Italy’s ambassador to the Democratic Republic of Congo has been killed in an attack on a United Nations convoy near the eastern Congolese city of Goma.
The U.N. World Food Program says at least two other people were killed and several more injured in the attack Monday that killed Italian ambassador Luca Attanasio.
A United Nations spokesman tells VOA the other two fatalities were an Italian national and a Congolese WFP driver. The spokesman says the attack targeted two WFP vehicles traveling about 25 kilometers northeast of Goma.
No one has claimed responsibility for the attack.
A WFP statement said the delegation was traveling from Goma to visit a WFP school feeding program in Rutshuru when the incident took place. It noted that the attack “occurred on a road that had previously been cleared for travel without security escorts.”

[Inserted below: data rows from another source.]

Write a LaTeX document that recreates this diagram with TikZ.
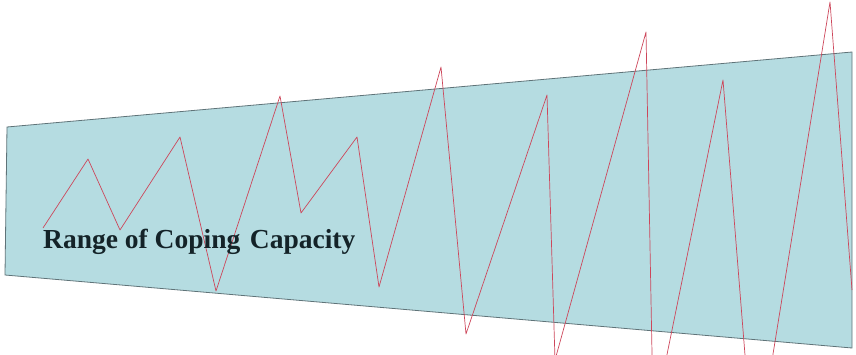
\documentclass[tikz,border=0pt]{standalone}
\usepackage{fontspec}
\setmainfont{Liberation Serif}
\definecolor{bandfill}{RGB}{181,220,225}
\definecolor{bandedge}{RGB}{95,115,120}
\definecolor{stressline}{RGB}{205,70,90}
\definecolor{labeltext}{RGB}{20,35,40}
\begin{document}
\begin{tikzpicture}[x=1pt, y=-1pt,
  band/.style={fill=bandfill, draw=bandedge, line width=0.8pt},
  stress/.style={draw=stressline, line width=0.7pt, line join=round},
  every node/.style={font=\fontsize{27.5}{30}\selectfont\bfseries, text=labeltext, inner sep=0pt}]
  \useasboundingbox (0,0) rectangle (856,354);
  \clip (0,0) rectangle (856,354);
  % coping band
  \draw[band] (7,127) -- (852,52) -- (852,348) -- (5,275) -- cycle;
  % stress zigzag
  \draw[stress] (43,228) -- (88,159) -- (120,230) -- (180,137)
    -- (216,291) -- (280,96) -- (301,213) -- (357,137) -- (379,287)
    -- (441,67) -- (466,334) -- (547,95) -- (555,360)
    -- (646,32) -- (652.5,380) -- (661.8,380) -- (723,80) -- (747,380)
    -- (768.8,380) -- (830,2) -- (852,290);
  \node[anchor=base west] (range) at (43,248) {Range of Coping\hspace{0.1em} Capacity};
\end{tikzpicture}
\end{document}
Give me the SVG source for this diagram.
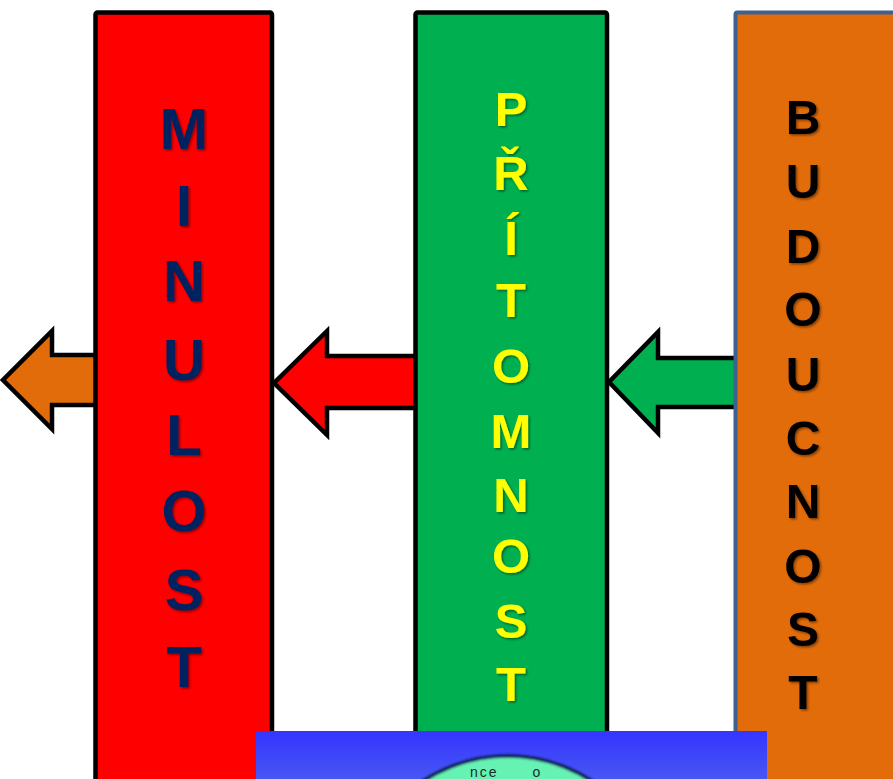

Reuters, citing the Virunga National Park, reports the convoy was attacked near the town of Kanyamahoro as part of a kidnap attempt.
Italy’s Foreign Minister Luigi Di Maio has issued a statement expressing his “great dismay and immense sorrow” over the deaths of his compatriots. “The circumstances of this brutal attack are not yet known and no effort will be spared to shed light on what happened,” Di Maio says.
Congo’s mineral-rich east has been a battleground for numerous armed groups for more than two decades, since militants involved in Rwanda’s 1994 genocide fled across the porous border. U.N. peacekeepers have attempted to restore peace in the region for more than a decade.
The most active group currently appears to be the Allied Democratic Forces, a violent Ugandan rebel group that seeks to establish Sharia law. The group appears to have ramped up its attacks in recent months, capturing villages, killing civilians, recruiting child soldiers and sparring with the Congolese army.
The infrastructure-poor area has also, in the past three years, seen an outbreak of Ebola, the largest in the nation’s history.